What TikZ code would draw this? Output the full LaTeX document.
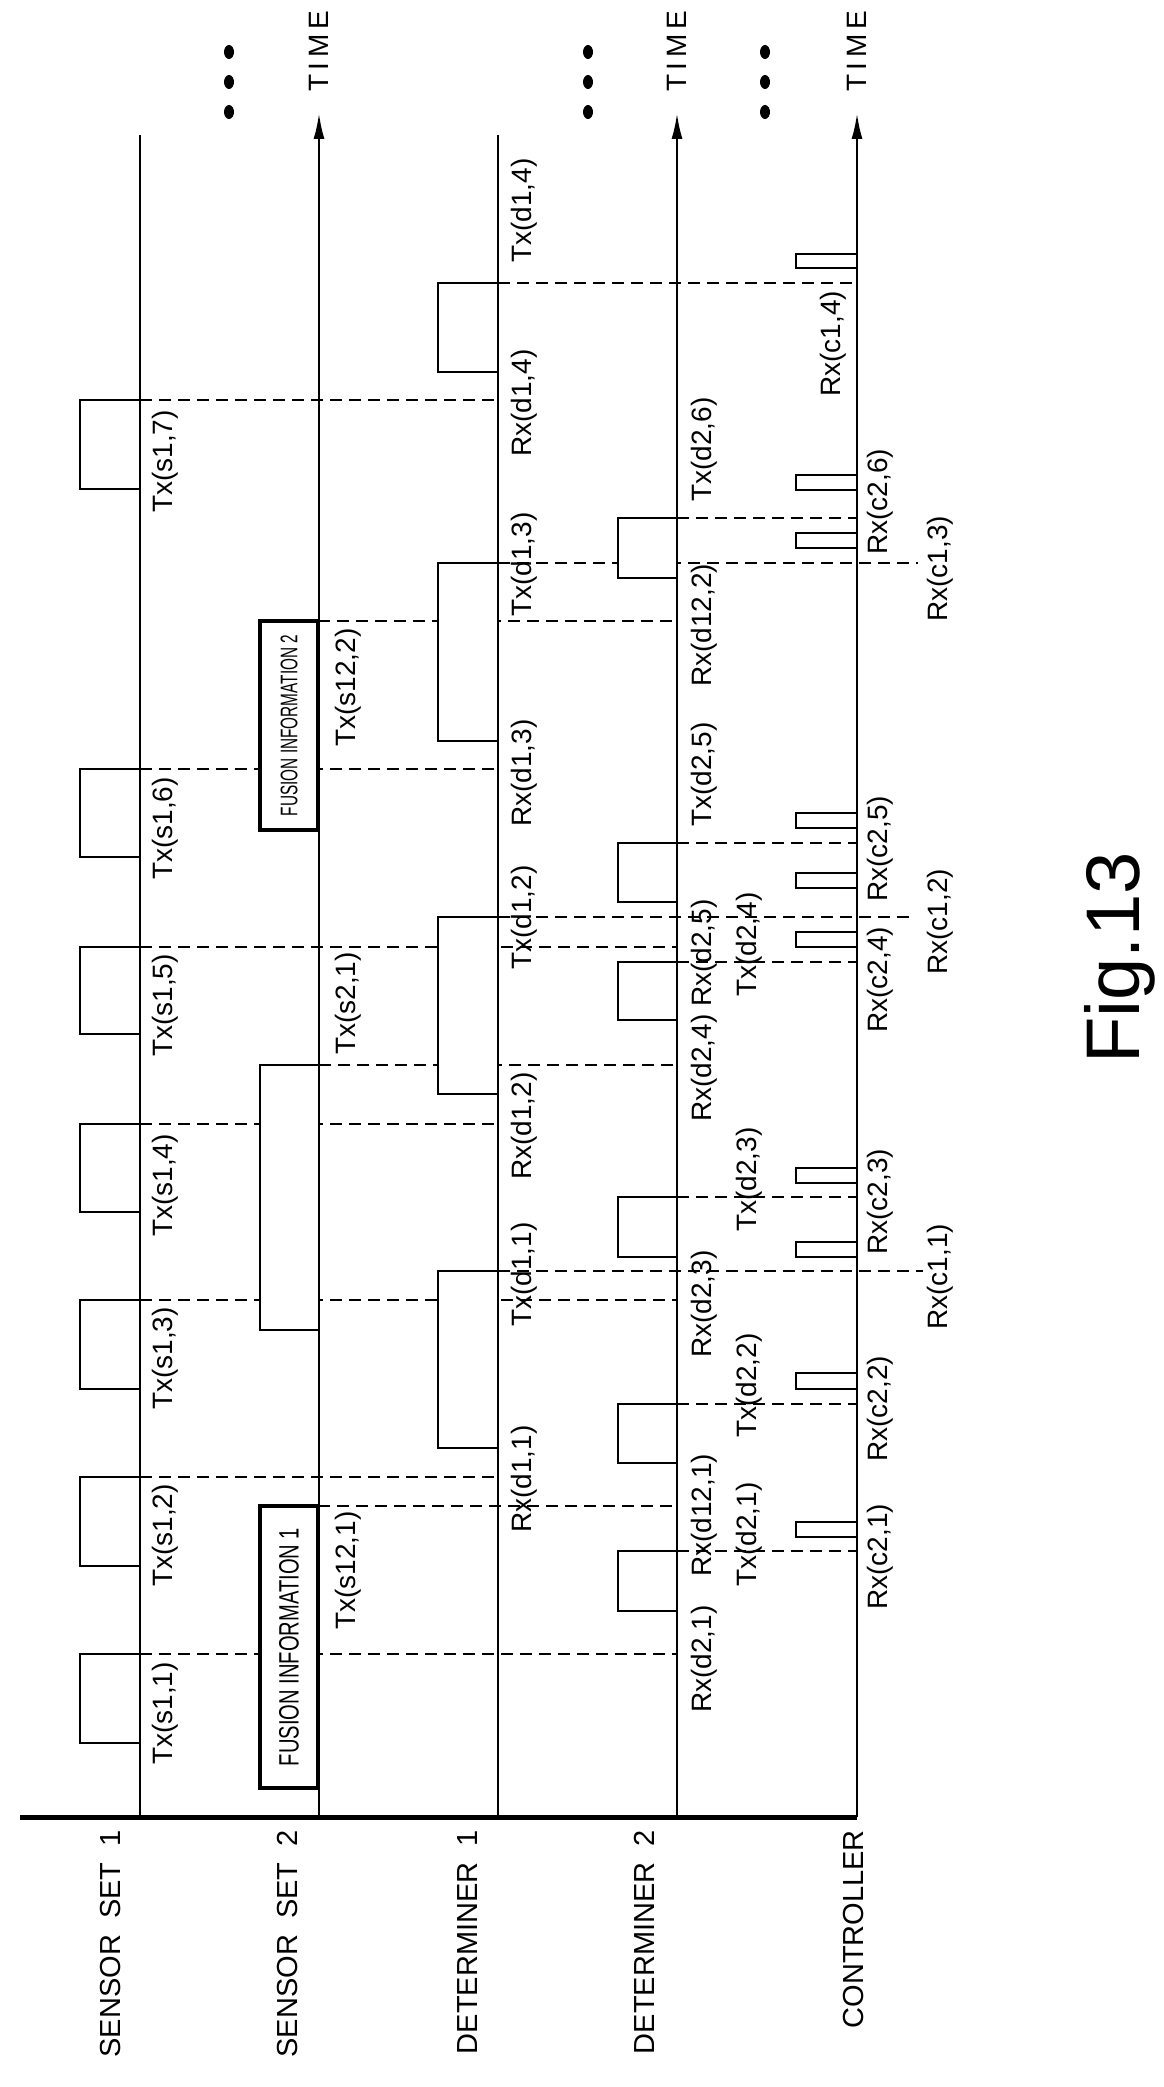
\documentclass[tikz,border=0pt]{standalone}
\usepackage{fontspec}
\setmainfont{Liberation Sans}
\usetikzlibrary{arrows.meta}
\tikzset{axis/.style={draw, line width=2.5pt}}
\tikzset{pulse/.style={draw, fill=white, line width=2.5pt}}
\tikzset{guide/.style={draw, dashed, line width=2pt, dash pattern=on 12pt off 7pt}}
\tikzset{thinguide/.style={draw, line width=1.2pt, dash pattern=on 12pt off 7pt}}
\tikzset{lbl/.style={rotate=90, anchor=west, inner sep=0, font=\fontsize{28}{30}\selectfont}}
\tikzset{lane/.style={rotate=90, anchor=east, inner sep=0, font=\fontsize{29}{31}\selectfont}}
\tikzset{fusion/.style={draw, fill=white, line width=4.5pt}}

\begin{document}
\begin{tikzpicture}[x=1pt, y=-1pt]
    \useasboundingbox (0,0) rectangle (1163,2087);

    % guide lines
    \foreach \y/\xa/\xb in {1654/140/677, 1477/140/498, 1300/140/677, 1124/140/498,
        947/140/677, 769/140/498, 400/140/498, 1506/318/677, 1065/319/677,
        1271/498/923, 917/498/914, 563/498/918, 283/498/857,
        1551/677/857, 1404/677/857, 1197/677/857, 843/677/857, 518/677/857}
      \draw[guide] (\xa,\y) -- (\xb,\y);
    \draw[thinguide] (318,621) -- (677,621);
    \draw[thinguide] (677,962) -- (857,962);

    % pulses
    \foreach \t/\b in {1654/1743, 1477/1566, 1300/1389, 1124/1212, 947/1034, 769/857, 400/489}
      \draw[pulse] (140,\t) -- (80,\t) -- (80,\b) -- (140,\b);
    \draw[pulse] (319,1065) -- (260,1065) -- (260,1330) -- (319,1330);
    \foreach \t/\b in {1271/1448, 917/1094, 563/741, 283/372}
      \draw[pulse] (498,\t) -- (438,\t) -- (438,\b) -- (498,\b);
    \foreach \t/\b in {1551/1611, 1404/1463, 1197/1257, 962/1020, 843/902, 518/578}
      \draw[pulse] (677,\t) -- (618,\t) -- (618,\b) -- (677,\b);
    \foreach \t/\b in {1522/1537, 1373/1389, 1242/1257, 1168/1183, 932/947,
        873/888, 813/828, 533/548, 475/490, 254/268}
      \draw[pulse] (857,\t) -- (796,\t) -- (796,\b) -- (857,\b);

    % fusion boxes
    \node[fusion, minimum width=58pt, minimum height=282pt, inner sep=0] (fus1) at (289,1647) {};
    \node[rotate=90, font=\fontsize{28}{30}\selectfont] at (fus1.center) {\scalebox{0.72}[1]{FUSION INFORMATION 1}};
    \node[fusion, minimum width=58pt, minimum height=209pt, inner sep=0] (fus2) at (289,725.5) {};
    \node[rotate=90, font=\fontsize{24}{26}\selectfont] at (fus2.center) {\scalebox{0.64}[1]{FUSION INFORMATION 2}};

    % time axes
    \foreach \x in {140, 498}
      \draw[axis] (\x,1817) -- (\x,135);
    \foreach \x in {319, 677, 857} {
      \draw[axis, -{Latex[length=26pt, width=11pt]}] (\x,1817) -- (\x,113);
      \node[lbl] at (\x,92) {T\,I\,M\,E};
    }
    \draw[line width=5pt] (20,1817) -- (857,1817);
    \foreach \x in {229, 588, 765}
      \foreach \y in {52, 82, 112}
        \fill (\x,\y) ellipse (5pt and 7pt);

    % labels
    \foreach \x/\y/\txt in {165/1765/{Tx(s1,1)}, 165/1587/{Tx(s1,2)}, 165/1410/{Tx(s1,3)},
        165/1237/{Tx(s1,4)}, 165/1057/{Tx(s1,5)}, 165/880/{Tx(s1,6)}, 165/513/{Tx(s1,7)},
        348/1630/{Tx(s12,1)}, 348/1055/{Tx(s2,1)}, 348/747/{Tx(s12,2)},
        524/1533/{Rx(d1,1)}, 524/1327/{Tx(d1,1)}, 524/1180/{Rx(d1,2)}, 524/970/{Tx(d1,2)},
        524/827/{Rx(d1,3)}, 524/617/{Tx(d1,3)}, 524/457/{Rx(d1,4)}, 524/263/{Tx(d1,4)},
        704/1713/{Rx(d2,1)}, 704/1577/{Rx(d12,1)}, 749/1587/{Tx(d2,1)}, 749/1438/{Tx(d2,2)},
        704/1358/{Rx(d2,3)}, 749/1232/{Tx(d2,3)}, 704/1122/{Rx(d2,4)}, 704/1007/{Rx(d2,5)},
        749/997/{Tx(d2,4)}, 704/827/{Tx(d2,5)}, 704/687/{Rx(d12,2)}, 704/502/{Tx(d2,6)},
        880/1610/{Rx(c2,1)}, 880/1462/{Rx(c2,2)}, 940/1330/{Rx(c1,1)}, 880/1255/{Rx(c2,3)},
        880/1033/{Rx(c2,4)}, 940/975/{Rx(c1,2)}, 880/902/{Rx(c2,5)}, 880/555/{Rx(c2,6)},
        940/622/{Rx(c1,3)}, 833/397/{Rx(c1,4)}}
      \node[lbl] at (\x,\y) {\txt};

    \node[lane] (ss1) at (111,1830) {SENSOR\ \ SET\ \ 1};
    \node[lane] (ss2) at (288,1830) {SENSOR\ \ SET\ \ 2};
    \node[lane] (det1) at (468,1830) {DETERMINER\ \ 1};
    \node[lane] (det2) at (644,1830) {DETERMINER\ \ 2};
    \node[lane] (ctrl) at (854,1830) {CONTROLLER};
    \node[rotate=90, font=\fontsize{76}{80}\selectfont] (fig) at (1120,958) {Fig.13};
\end{tikzpicture}
\end{document}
──────
**Goal of the exercise**. Copy the material above in full and exactly, skipping pictures.

**Solved exercise**.
What TikZ code would draw this? Output the full LaTeX document.
\documentclass[tikz,border=0pt]{standalone}
\usepackage{fontspec}
\setmainfont{Liberation Sans}
\usetikzlibrary{arrows.meta}
\tikzset{axis/.style={draw, line width=2.5pt}}
\tikzset{pulse/.style={draw, fill=white, line width=2.5pt}}
\tikzset{guide/.style={draw, dashed, line width=2pt, dash pattern=on 12pt off 7pt}}
\tikzset{thinguide/.style={draw, line width=1.2pt, dash pattern=on 12pt off 7pt}}
\tikzset{lbl/.style={rotate=90, anchor=west, inner sep=0, font=\fontsize{28}{30}\selectfont}}
\tikzset{lane/.style={rotate=90, anchor=east, inner sep=0, font=\fontsize{29}{31}\selectfont}}
\tikzset{fusion/.style={draw, fill=white, line width=4.5pt}}

\begin{document}
\begin{tikzpicture}[x=1pt, y=-1pt]
    \useasboundingbox (0,0) rectangle (1163,2087);

    % guide lines
    \foreach \y/\xa/\xb in {1654/140/677, 1477/140/498, 1300/140/677, 1124/140/498,
        947/140/677, 769/140/498, 400/140/498, 1506/318/677, 1065/319/677,
        1271/498/923, 917/498/914, 563/498/918, 283/498/857,
        1551/677/857, 1404/677/857, 1197/677/857, 843/677/857, 518/677/857}
      \draw[guide] (\xa,\y) -- (\xb,\y);
    \draw[thinguide] (318,621) -- (677,621);
    \draw[thinguide] (677,962) -- (857,962);

    % pulses
    \foreach \t/\b in {1654/1743, 1477/1566, 1300/1389, 1124/1212, 947/1034, 769/857, 400/489}
      \draw[pulse] (140,\t) -- (80,\t) -- (80,\b) -- (140,\b);
    \draw[pulse] (319,1065) -- (260,1065) -- (260,1330) -- (319,1330);
    \foreach \t/\b in {1271/1448, 917/1094, 563/741, 283/372}
      \draw[pulse] (498,\t) -- (438,\t) -- (438,\b) -- (498,\b);
    \foreach \t/\b in {1551/1611, 1404/1463, 1197/1257, 962/1020, 843/902, 518/578}
      \draw[pulse] (677,\t) -- (618,\t) -- (618,\b) -- (677,\b);
    \foreach \t/\b in {1522/1537, 1373/1389, 1242/1257, 1168/1183, 932/947,
        873/888, 813/828, 533/548, 475/490, 254/268}
      \draw[pulse] (857,\t) -- (796,\t) -- (796,\b) -- (857,\b);

    % fusion boxes
    \node[fusion, minimum width=58pt, minimum height=282pt, inner sep=0] (fus1) at (289,1647) {};
    \node[rotate=90, font=\fontsize{28}{30}\selectfont] at (fus1.center) {\scalebox{0.72}[1]{FUSION INFORMATION 1}};
    \node[fusion, minimum width=58pt, minimum height=209pt, inner sep=0] (fus2) at (289,725.5) {};
    \node[rotate=90, font=\fontsize{24}{26}\selectfont] at (fus2.center) {\scalebox{0.64}[1]{FUSION INFORMATION 2}};

    % time axes
    \foreach \x in {140, 498}
      \draw[axis] (\x,1817) -- (\x,135);
    \foreach \x in {319, 677, 857} {
      \draw[axis, -{Latex[length=26pt, width=11pt]}] (\x,1817) -- (\x,113);
      \node[lbl] at (\x,92) {T\,I\,M\,E};
    }
    \draw[line width=5pt] (20,1817) -- (857,1817);
    \foreach \x in {229, 588, 765}
      \foreach \y in {52, 82, 112}
        \fill (\x,\y) ellipse (5pt and 7pt);

    % labels
    \foreach \x/\y/\txt in {165/1765/{Tx(s1,1)}, 165/1587/{Tx(s1,2)}, 165/1410/{Tx(s1,3)},
        165/1237/{Tx(s1,4)}, 165/1057/{Tx(s1,5)}, 165/880/{Tx(s1,6)}, 165/513/{Tx(s1,7)},
        348/1630/{Tx(s12,1)}, 348/1055/{Tx(s2,1)}, 348/747/{Tx(s12,2)},
        524/1533/{Rx(d1,1)}, 524/1327/{Tx(d1,1)}, 524/1180/{Rx(d1,2)}, 524/970/{Tx(d1,2)},
        524/827/{Rx(d1,3)}, 524/617/{Tx(d1,3)}, 524/457/{Rx(d1,4)}, 524/263/{Tx(d1,4)},
        704/1713/{Rx(d2,1)}, 704/1577/{Rx(d12,1)}, 749/1587/{Tx(d2,1)}, 749/1438/{Tx(d2,2)},
        704/1358/{Rx(d2,3)}, 749/1232/{Tx(d2,3)}, 704/1122/{Rx(d2,4)}, 704/1007/{Rx(d2,5)},
        749/997/{Tx(d2,4)}, 704/827/{Tx(d2,5)}, 704/687/{Rx(d12,2)}, 704/502/{Tx(d2,6)},
        880/1610/{Rx(c2,1)}, 880/1462/{Rx(c2,2)}, 940/1330/{Rx(c1,1)}, 880/1255/{Rx(c2,3)},
        880/1033/{Rx(c2,4)}, 940/975/{Rx(c1,2)}, 880/902/{Rx(c2,5)}, 880/555/{Rx(c2,6)},
        940/622/{Rx(c1,3)}, 833/397/{Rx(c1,4)}}
      \node[lbl] at (\x,\y) {\txt};

    \node[lane] (ss1) at (111,1830) {SENSOR\ \ SET\ \ 1};
    \node[lane] (ss2) at (288,1830) {SENSOR\ \ SET\ \ 2};
    \node[lane] (det1) at (468,1830) {DETERMINER\ \ 1};
    \node[lane] (det2) at (644,1830) {DETERMINER\ \ 2};
    \node[lane] (ctrl) at (854,1830) {CONTROLLER};
    \node[rotate=90, font=\fontsize{76}{80}\selectfont] (fig) at (1120,958) {Fig.13};
\end{tikzpicture}
\end{document}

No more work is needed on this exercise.